Common deployment challenges and how to avoid them

  • Excessive false positives — start in passive mode, tune signatures, and incorporate whitelists.
  • Operational complexity — use automation (IaC, APIs) for repeatable configuration; document processes.
  • Latency impact — deploy appliances close to traffic sources, enable hardware offload, or use bypass modules.
  • Rule sprawl — enforce periodic rule audits and use tools to visualize and optimize policies.

Post-deployment operations

  • Daily: monitor alerts, check system health, ensure backups complete.
  • Weekly: review high-severity detections and triage.
  • Monthly: update threat feeds, signatures, and perform patching during maintenance windows.
  • Quarterly: run tabletop exercises, review capacity planning, and prune firewall rules.

Example deployment scenarios

  1. Small office (10–50 users)

    • Single NetDefender appliance in perimeter with built-in VPN, basic IDS/IPS, and cloud-managed console.
    • Identity via cloud SSO, logs forwarded to cloud SIEM retention.
  2. Distributed enterprise (multiple branches + cloud)

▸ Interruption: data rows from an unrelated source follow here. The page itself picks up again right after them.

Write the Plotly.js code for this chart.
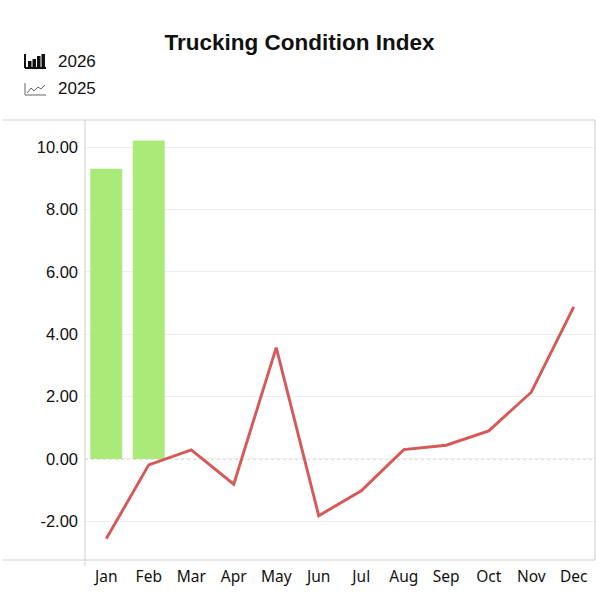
<!DOCTYPE html>
<html>
<head>
<meta charset="utf-8">
<script src="https://cdn.plot.ly/plotly-3.0.1.min.js"></script>
<style>html,body{margin:0;padding:0;background:#fff;}#chart{width:599px;height:599px;}</style>
</head>
<body>
<div id="chart"></div>
<script>
const months = ["Jan","Feb","Mar","Apr","May","Jun","Jul","Aug","Sep","Oct","Nov","Dec"];
const months2026 = ["Jan","Feb"];
const values2026 = [9.31, 10.21];
const values2025 = [-2.56, -0.19, 0.29, -0.81, 3.57, -1.82, -1.02, 0.30, 0.44, 0.90, 2.14, 4.88];
const yTicks = [-2, 0, 2, 4, 6, 8, 10];
const yTickLabels = ["-2.00", "0.00", "2.00", "4.00", "6.00", "8.00", "10.00"];
const seriesNames = ["2026", "2025"];
const chartTitle = "Trucking Condition Index";

const font = "Liberation Sans, Arial, sans-serif";
const xfont = "Noto Sans, Open Sans, sans-serif";

const traces = [
  {type: "bar", x: months2026, y: values2026, name: seriesNames[0],
   marker: {color: "#a9ea78"}, width: 0.75},
  {type: "scatter", mode: "lines", x: months, y: values2025, name: seriesNames[1],
   line: {color: "#d85858", width: 2.9}}
];

const L = -82/510, R = 1.0;
const shapes = [
  {type: "line", xref: "paper", yref: "paper", x0: L, x1: R, y0: 1, y1: 1, line: {color: "#cfcfcf", width: 1}},
  {type: "line", xref: "paper", yref: "paper", x0: L, x1: R, y0: 0, y1: 0, line: {color: "#cfcfcf", width: 1}},
  {type: "line", xref: "paper", yref: "paper", x0: R, x1: R, y0: 0, y1: 1, line: {color: "#cfcfcf", width: 1}},
  {type: "line", xref: "paper", yref: "paper", x0: 0, x1: 0, y0: -6/440, y1: 1, line: {color: "#cfcfcf", width: 1}},
  {type: "line", xref: "paper", yref: "y", x0: 0, x1: 1, y0: 0, y1: 0, line: {color: "#bdbdbd", width: 1, dash: "dot"}, layer: "below"}
];

const W = 510, H = 440, ox = 85, oy = 120;
function px(x){ return (x - ox) / W; }
function py(y){ return 1 - (y - oy) / H; }
// bar icon
shapes.push({type: "line", xref: "paper", yref: "paper", x0: px(25), x1: px(25), y0: py(54), y1: py(68), line: {color: "#111", width: 2}});
shapes.push({type: "line", xref: "paper", yref: "paper", x0: px(25), x1: px(46), y0: py(68), y1: py(68), line: {color: "#111", width: 2}});
const barIcon = [[28,61],[32.5,59],[37,56],[41.5,54]];
barIcon.forEach(b => shapes.push({type: "rect", xref: "paper", yref: "paper", x0: px(b[0]), x1: px(b[0]+3.5), y0: py(b[1]), y1: py(67), fillcolor: "#111", line: {width: 0}}));
// line icon
shapes.push({type: "line", xref: "paper", yref: "paper", x0: px(25), x1: px(25), y0: py(83), y1: py(95), line: {color: "#666", width: 1}});
shapes.push({type: "line", xref: "paper", yref: "paper", x0: px(25), x1: px(46), y0: py(95), y1: py(95), line: {color: "#666", width: 1}});
shapes.push({type: "path", xref: "paper", yref: "paper",
  path: `M ${px(27)},${py(93)} L ${px(31)},${py(88)} L ${px(34)},${py(91)} L ${px(38)},${py(87)} L ${px(41)},${py(89)} L ${px(45)},${py(85)}`,
  line: {color: "#666", width: 1}});

const annotations = [
  {xref: "paper", yref: "paper", x: px(56), y: py(62), text: seriesNames[0], showarrow: false, xanchor: "left", yanchor: "middle", font: {family: font, size: 17, color: "#111"}},
  {xref: "paper", yref: "paper", x: px(56), y: py(89), text: seriesNames[1], showarrow: false, xanchor: "left", yanchor: "middle", font: {family: font, size: 17, color: "#111"}}
];

const layout = {
  width: 599, height: 599,
  margin: {l: 85, r: 4, t: 120, b: 39},
  paper_bgcolor: "#fff", plot_bgcolor: "#fff",
  showlegend: false,
  title: {text: "<b>" + chartTitle + "</b>", x: 0.5, xref: "container", xanchor: "center", y: 1 - 42/599, yanchor: "middle",
          font: {family: font, size: 22.5, color: "#111"}},
  xaxis: {type: "category", categoryorder: "array", categoryarray: months, range: [-0.5, 11.5],
          showgrid: false, zeroline: false, showline: false, ticks: "", ticklabelstandoff: 5,
          tickfont: {family: xfont, size: 15.5, color: "#111"}, fixedrange: true},
  yaxis: {range: [-3.24, 10.87], tickvals: yTicks, ticktext: yTickLabels, showgrid: true, gridcolor: "#efefef",
          zeroline: false, showline: false, ticks: "", ticklabelstandoff: 6,
          tickfont: {family: font, size: 16.5, color: "#111"}, fixedrange: true},
  shapes: shapes,
  annotations: annotations
};

Plotly.newPlot("chart", traces, layout, {displayModeBar: false, staticPlot: true});
</script>
</body>
</html>
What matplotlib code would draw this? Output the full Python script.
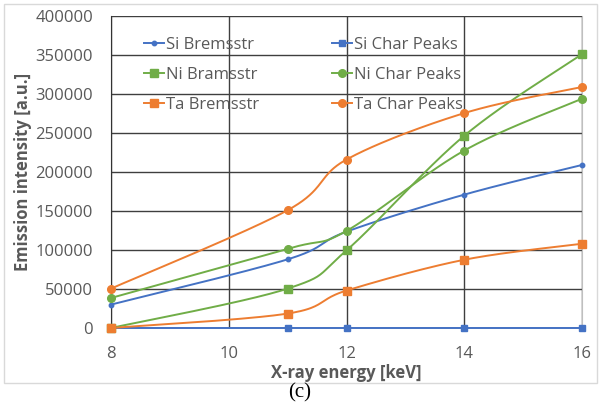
import numpy as np
import matplotlib
matplotlib.use("Agg")
import matplotlib.pyplot as plt
from matplotlib.lines import Line2D
from matplotlib.patches import Rectangle

plt.rcParams['font.family'] = ['Open Sans', 'DejaVu Sans']

energy = [8, 11, 12, 14, 16]
si_brems = [30000, 88000, 123500, 171000, 209000]
si_char = [0, 0, 0, 0, 0]
ni_brems = [0, 50500, 99500, 246500, 351000]
ni_char = [38500, 101500, 124500, 227500, 294000]
ta_brems = [0, 18500, 48000, 87500, 108000]
ta_char = [50500, 151000, 216000, 275500, 309000]

labels = ["Si Bremsstr", "Si Char Peaks", "Ni Bramsstr", "Ni Char Peaks",
          "Ta Bremsstr", "Ta Char Peaks"]
x_ticks = [8, 10, 12, 14, 16]
y_ticks = list(range(0, 400001, 50000))

BLUE = "#4472C4"
GREEN = "#70AD47"
ORANGE = "#ED7D31"
TEXT = "#595959"

XMIN, XMAX, YMIN, YMAX = 8, 16, 0, 400000


def smooth_curve(xs, ys, width=471.0, height=312.0, n=40):
    """Bezier smoothing (spreadsheet-style) in screen-proportional units."""
    px = (np.asarray(xs, float) - XMIN) / (XMAX - XMIN) * width
    py = (np.asarray(ys, float) - YMIN) / (YMAX - YMIN) * height
    P = np.column_stack([px, py])
    m = len(P)
    out = []
    t = np.linspace(0, 1, n)[:, None]
    for i in range(m - 1):
        p0 = P[i - 1] if i > 0 else P[i]
        p3 = P[i + 2] if i + 2 < m else P[i + 1]
        b0 = P[i]
        b3 = P[i + 1]
        b1 = b0 + (b3 - p0) / 6.0
        b2 = b3 - (p3 - b0) / 6.0
        seg = ((1 - t) ** 3) * b0 + 3 * ((1 - t) ** 2) * t * b1 \
            + 3 * (1 - t) * t ** 2 * b2 + t ** 3 * b3
        out.append(seg if i == 0 else seg[1:])
    curve = np.vstack(out)
    cx = curve[:, 0] / width * (XMAX - XMIN) + XMIN
    cy = curve[:, 1] / height * (YMAX - YMIN) + YMIN
    return cx, cy


fig = plt.figure(figsize=(6.0, 4.04), dpi=100)
fig.patch.set_facecolor("white")

# chart frame
fig.add_artist(Rectangle((4 / 600, 21 / 404), 593 / 600, 379 / 404,
                         transform=fig.transFigure, fill=False,
                         edgecolor="#d9d9d9", linewidth=1.0))

ax = fig.add_axes([111 / 600, 76 / 404, 471 / 600, 312 / 404])
ax.set_xlim(XMIN, XMAX)
ax.set_ylim(YMIN, YMAX)

series = [
    (si_brems, BLUE, "o", 3.2),
    (si_char, BLUE, "s", 4.8),
    (ni_brems, GREEN, "s", 5.5),
    (ni_char, GREEN, "o", 5.5),
    (ta_brems, ORANGE, "s", 5.5),
    (ta_char, ORANGE, "o", 5.5),
]

handles = []
for (vals, color, marker, ms), label in zip(series, labels):
    cx, cy = smooth_curve(energy, vals)
    ax.plot(cx, cy, color=color, lw=1.4, zorder=3, clip_on=False)
    ax.plot(energy, vals, linestyle="none", marker=marker, ms=ms,
            color=color, zorder=4, clip_on=False)
    handles.append(Line2D([], [], color=color, lw=1.4, marker=marker,
                          ms=ms, label=label))

ax.set_xticks(x_ticks)
ax.set_yticks(y_ticks)
ax.set_yticklabels([str(v) for v in y_ticks])
ax.grid(True, color="#3f3f3f", lw=1.0, zorder=1)
ax.set_axisbelow(True)
for side in ["top", "bottom"]:
    ax.spines[side].set_visible(False)
ax.spines["left"].set_color("#333333")
ax.spines["right"].set_color("#bfbfbf")
ax.tick_params(length=0, labelsize=12, colors=TEXT)
ax.tick_params(axis="y", pad=13)
ax.tick_params(axis="x", pad=13)

ax.set_xlabel("X-ray energy [keV]", fontsize=12, fontweight="bold",
              color=TEXT)
ax.set_ylabel("Emission intensity [a.u.]", fontsize=12, fontweight="bold",
              color=TEXT)
ax.xaxis.set_label_coords(0.5, -0.143)
ax.yaxis.set_label_coords(-0.186, 0.5)
ax.xaxis.label.set_va("center")
ax.yaxis.label.set_va("center")

order = [0, 2, 4, 1, 3, 5]
ax.legend([handles[i] for i in order], [labels[i] for i in order],
          ncol=2, loc="upper left", bbox_to_anchor=(0.038, 0.98),
          frameon=False, fontsize=12, handlelength=1.2, handletextpad=0.1,
          columnspacing=4.4, labelspacing=0.82, labelcolor=TEXT)

fig.text(0.5, 11 / 404, "(c)", ha="center", va="center",
         fontsize=15, family="Liberation Serif", color="black")

fig.savefig("out.png", dpi=100)
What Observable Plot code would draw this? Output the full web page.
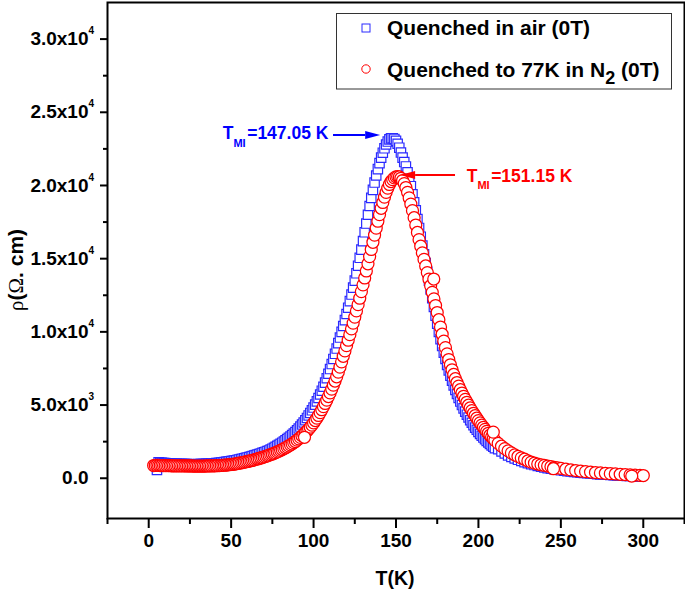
<!DOCTYPE html>
<html><head><meta charset="utf-8">
<script src="https://cdn.jsdelivr.net/npm/d3@7"></script>
<script src="https://cdn.jsdelivr.net/npm/@observablehq/plot@0.6"></script>
<style>body{margin:0;background:#fff} svg{display:block}</style>
</head><body><div id="chart"></div>
<script>
// ---- Data: Quenched in air (0T) ----
const airT = [5,6,7,8,9,10,11,12,13,14,15,16,17,18,19,20,21,22,23,24,25,26,27,28,29,30,31,32,33,34,35,36,37,38,39,40,41,42,43,44,45,46,47,48,49,50,51,52,53,54,55,56,57,58,59,60,61,62,63,64,65,66,67,68,69,70,71,72,73,74,75,76,77,78,79,80,81,82,83,84,85,86,87,88,89,90,91,92,93,94,95,96,97,98,99,100,101,102,103,104,105,106,107,108,109,110,111,112,113,114,115,116,117,118,119,120,121,122,123,124,125,126,127,128,129,130,131,132,133,134,135,136,137,138,139,140,141,142,143,144,145,146,147,148,149,150,151,152,153,154,155,156,157,158,159,160,161,162,163,164,165,166,167,168,169,170,171,172,173,174,175,176,177,178,179,180,181,182,183,184,185,186,187,188,189,190,191,192,193,194,195,196,197,198,199,200,201,202,203,204,205,206,207,208,209,210,212,214,216,218,220,222,224,226,228,230,232,234,236,238,240,242,244,246,248,250,252,254,256,258,260,262,264,266,268,270,272,274,276,278,280,282,284,286,288,290,292,294,296,298];
const airRho = [570,1090,1060,1050,1040,1030,1020,1010,1000,995,990,985,980,978,975,972,970,968,965,962,960,960,960,960,960,962,965,968,970,975,985,990,995,1000,1010,1020,1030,1043,1056,1070,1085,1100,1117,1134,1152,1170,1190,1212,1234,1258,1283,1310,1337,1365,1393,1421,1450,1482,1515,1549,1584,1620,1657,1695,1734,1773,1812,1855,1900,1958,2018,2080,2145,2212,2282,2355,2430,2510,2595,2680,2760,2850,2945,3050,3160,3280,3400,3530,3670,3810,3960,4120,4290,4460,4640,4830,5030,5250,5480,5720,5980,6250,6530,6830,7140,7460,7800,8150,8500,8860,9230,9610,10000,10400,10800,11220,11650,12100,12550,13020,13500,14000,14520,15060,15620,16200,16800,17400,18000,18600,19150,19700,20200,20680,21120,21530,21900,22240,22540,22800,23000,23150,23220,23230,23180,23050,22850,22580,22250,21900,21600,21300,20900,20450,19950,19400,18850,18300,17700,17100,16500,15900,15300,14700,14100,13500,12900,12300,11700,11100,10550,10000,9500,9030,8580,8150,7740,7360,7000,6660,6340,6040,5760,5490,5240,5000,4770,4550,4340,4150,3960,3790,3620,3460,3310,3170,3030,2900,2780,2660,2550,2440,2340,2240,2150,2060,1980,1830,1690,1560,1450,1350,1260,1180,1100,1030,965,900,840,785,735,690,650,612,577,544,513,484,457,431,407,384,362,341,321,302,284,267,251,236,222,209,197,185,174,163,153,143,134,125,117];

// ---- Data: Quenched to 77K in N2 (0T) ----
const n2T = [3,4,5,6,7,8,9,10,11,12,13,14,15,16,17,18,19,20,21,22,23,24,25,26,27,28,29,30,31,32,33,34,35,36,37,38,39,40,41,42,43,44,45,46,47,48,49,50,51,52,53,54,55,56,57,58,59,60,61,62,63,64,65,66,67,68,69,70,71,72,73,74,75,76,77,78,79,80,81,82,83,84,85,86,87,88,89,90,91,92,93,94,95,96,97,98,99,100,101,102,103,104,105,106,107,108,109,110,111,112,113,114,115,116,117,118,119,120,121,122,123,124,125,126,127,128,129,130,131,132,133,134,135,136,137,138,139,140,141,142,143,144,145,146,147,148,149,150,151,152,153,154,155,156,157,158,159,160,161,162,163,164,165,166,167,168,169,170,171,172,173,174,175,176,177,178,179,180,181,182,183,184,185,186,187,188,189,190,191,192,193,194,195,196,197,198,199,200,201,202,203,204,205,206,207,208,209,210,212,214,216,218,220,222,224,226,228,230,232,234,236,238,240,242,244,246,248,250,253,256,259,262,265,268,271,274,277,280,283,286,289,292,295,298,300,94.5,172.9,209,245.5,293];
const n2Rho = [870,875,880,875,870,868,865,862,860,858,855,852,850,849,848,846,845,843,842,841,840,839,838,837,836,835,835,835,835,835,835,836,838,840,842,845,848,851,855,860,865,872,880,890,900,912,925,940,955,972,990,1010,1030,1052,1075,1097,1120,1145,1170,1197,1225,1255,1285,1317,1350,1385,1420,1457,1495,1535,1575,1617,1660,1705,1750,1800,1850,1905,1960,2020,2080,2145,2210,2280,2350,2430,2510,2600,2690,2790,2890,3000,3110,3230,3360,3490,3630,3780,3940,4110,4290,4480,4680,4890,5110,5340,5580,5830,6090,6360,6640,6930,7250,7590,7950,8330,8700,9060,9430,9810,10200,10600,11010,11430,11860,12300,12750,13210,13680,14160,14650,15140,15630,16120,16610,17090,17560,18010,18440,18840,19200,19530,19820,20070,20270,20400,20520,20590,20610,20580,20490,20340,20130,19860,19530,19150,18730,18280,17800,17300,16790,16300,15850,15400,14950,14500,14050,13600,13150,12700,12250,11800,11320,10830,10330,9840,9370,8920,8500,8110,7750,7410,7090,6800,6540,6290,6050,5820,5600,5390,5190,4990,4800,4620,4440,4270,4100,3940,3780,3630,3480,3340,3200,3070,2940,2820,2700,2590,2380,2190,2020,1870,1730,1600,1490,1390,1300,1180,1100,1030,970,920,880,835,790,748,708,670,618,570,528,490,455,422,392,364,338,314,292,271,251,232,214,197,186,2800,13610,3150,650,150];

// ---- Axes ----
const xTicks = [0,50,100,150,200,250,300];
const xMinor = [-25,25,75,125,175,225,275,325];
const yTicks = [0,5000,10000,15000,20000,25000,30000];
const yTickMant = ["0.0","5.0x10","1.0x10","1.5x10","2.0x10","2.5x10","3.0x10"];
const yTickExp = ["","3","4","4","4","4","4"];
const yMinor = [2500,7500,12500,17500,22500,27500];

// ---- Annotations ----
const annLabels = ["=147.05 K", "=151.15 K"];
const annTextT = [45.2, 193.2];
const annTextRho = [23140, 20220];
const annFromT = [112.1, 186.1];
const annToT = [140.7, 152.8];
const annArrowRho = [23410, 20680];
const annColors = ["#0000ff", "#ff0000"];

const seriesNames = ["Quenched in air (0T)", "Quenched to 77K in N", "2", " (0T)"];

const air = airT.map((t, i) => ({T: t, rho: airRho[i]}));
const n2 = n2T.map((t, i) => ({T: t, rho: n2Rho[i]}));

const FONT = "'Liberation Sans', Arial, Helvetica, sans-serif";
const SERIF = "'Liberation Serif', 'DejaVu Serif', serif";

const plot = Plot.plot({
  width: 685, height: 591,
  marginLeft: 107, marginRight: 1, marginTop: 2, marginBottom: 73,
  style: {fontFamily: FONT, background: "white", overflow: "visible"},
  x: {domain: [-25, 325]},
  y: {domain: [-2750, 32500]},
  marks: [
    Plot.dot(air, {x: "T", y: "rho", symbol: "square", r: 5.3, stroke: "#2a2aff", fill: "white", strokeWidth: 1.2}),
    Plot.dot(n2, {x: "T", y: "rho", symbol: "circle", r: 6, stroke: "#ff0000", fill: "white", strokeWidth: 1.25}),
    Plot.axisX(xTicks, {tickSize: 10, strokeWidth: 2, fill: "none", label: null}),
    Plot.axisX(xMinor, {tickSize: 6, strokeWidth: 2, fill: "none", label: null}),
    Plot.axisY(yTicks, {tickSize: 7, strokeWidth: 2, fill: "none", label: null}),
    Plot.axisY(yMinor, {tickSize: 4, strokeWidth: 2, fill: "none", label: null}),
    Plot.text(xTicks, {x: d => d, frameAnchor: "bottom", dy: 28, text: d => String(d), fontSize: 19, fontWeight: "bold", fill: "black"}),
    Plot.text(yTicks, {y: d => d, frameAnchor: "left", dx: -19, textAnchor: "end", text: (d, i) => yTickMant[i], fontSize: 19, fontWeight: "bold", fill: "black"}),
    Plot.text(yTicks, {y: d => d, frameAnchor: "left", dx: -19, dy: -8, textAnchor: "start", text: (d, i) => yTickExp[i], fontSize: 10, fontWeight: "bold", fill: "black"}),
    Plot.frame({stroke: "black", strokeWidth: 2})
  ]
});

document.getElementById("chart").appendChild(plot);

const sx = plot.scale("x"), sy = plot.scale("y");
const svg = d3.select(plot);

// Annotations (arrows + labels)
annLabels.forEach((lab, i) => {
  const g = svg.append("g").attr("fill", annColors[i]).attr("stroke", "none");
  const x1 = sx.apply(annFromT[i]), x2 = sx.apply(annToT[i]), y = sy.apply(annArrowRho[i]);
  const dir = x2 > x1 ? 1 : -1;
  const base = x2 - dir * 15;
  g.append("line").attr("x1", x1).attr("y1", y).attr("x2", base).attr("y2", y)
    .attr("stroke", annColors[i]).attr("stroke-width", 2);
  g.append("path").attr("d", `M${x2},${y}L${base},${y - 4}L${base},${y + 4}Z`);
  const t = g.append("text").attr("x", sx.apply(annTextT[i])).attr("y", sy.apply(annTextRho[i]))
    .attr("text-anchor", "start")
    .attr("font-family", FONT).attr("font-weight", "bold").attr("font-size", 17.5);
  t.append("tspan").text("T");
  t.append("tspan").attr("font-size", 11).attr("dy", 7.5).text("MI");
  t.append("tspan").attr("dy", -7.5).attr("dx", 1.5).text(lab);
});

// Legend
const lg = svg.append("g").attr("font-family", FONT).attr("font-weight", "bold").attr("fill", "black")
  .attr("text-anchor", "start");
lg.append("rect").attr("x", 336.5).attr("y", 13.5).attr("width", 335).attr("height", 75.5)
  .attr("fill", "white").attr("stroke", "#333").attr("stroke-width", 1);
lg.append("rect").attr("x", 362).attr("y", 24).attr("width", 8).attr("height", 8)
  .attr("fill", "none").attr("stroke", "#2a2aff").attr("stroke-width", 1);
lg.append("circle").attr("cx", 366).attr("cy", 69).attr("r", 4.2)
  .attr("fill", "none").attr("stroke", "#ff0000").attr("stroke-width", 1);
lg.append("text").attr("x", 387).attr("y", 35).attr("font-size", 21).text(seriesNames[0]);
const l2 = lg.append("text").attr("x", 387).attr("y", 77).attr("font-size", 21);
l2.append("tspan").text(seriesNames[1]);
l2.append("tspan").attr("font-size", 18).attr("dy", 7).text(seriesNames[2]);
l2.append("tspan").attr("dy", -7).text(seriesNames[3]);

// Axis titles
svg.append("text").attr("x", 395).attr("y", 585).attr("text-anchor", "middle")
  .attr("font-family", FONT).attr("font-weight", "bold").attr("font-size", 19.5).attr("fill", "black").text("T(K)");
const yt = svg.append("text").attr("transform", "translate(23,270) rotate(-90)").attr("text-anchor", "middle")
  .attr("font-family", FONT).attr("font-weight", "bold").attr("font-size", 21).attr("fill", "black");
yt.append("tspan").attr("font-family", SERIF).attr("font-weight", "normal").text("ρ");
yt.append("tspan").text("(");
yt.append("tspan").attr("font-family", SERIF).attr("font-weight", "normal").text("Ω");
yt.append("tspan").text(". cm)");
</script>
</body></html>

    • Centralized management plane, branch appliances in active-passive pairs, cloud instances for VPC protection.
    • Identity integration, EDR collaboration, automated quarantine workflows.
  3. Cloud-native startup

    • NetDefender virtual appliances in VPCs, microsegmentation via security groups + NetDefender policies, CI/CD integration to auto-deploy policy updates.

Measuring success

Track key metrics to prove value and guide improvements:

  • Reduction in successful incidents and mean time to detect/respond (MTTD/MTTR)
  • Number of blocked malicious connections and malicious payloads prevented
  • False positive rate and investigator time per alert
  • Network latency and throughput impact
  • Compliance audit results and log retention SLAs

Checklist — Quick deployment actions

  • Inventory assets and map flows
  • Choose deployment architecture and size appropriately
  • Pilot in passive mode and tune detections
  • Roll out in stages with segmentation and least privilege policies
  • Integrate with identity, SIEM, and endpoint tools
  • Enable HA, backups, and DR plans
  • Establish operations cadence for updates and reviews

NetDefender can raise your security posture significantly when deployed with planning, staged rollout, and continuous tuning. Treat deployment as an ongoing program — not a one-time project — and your network will remain resilient as threats evolve.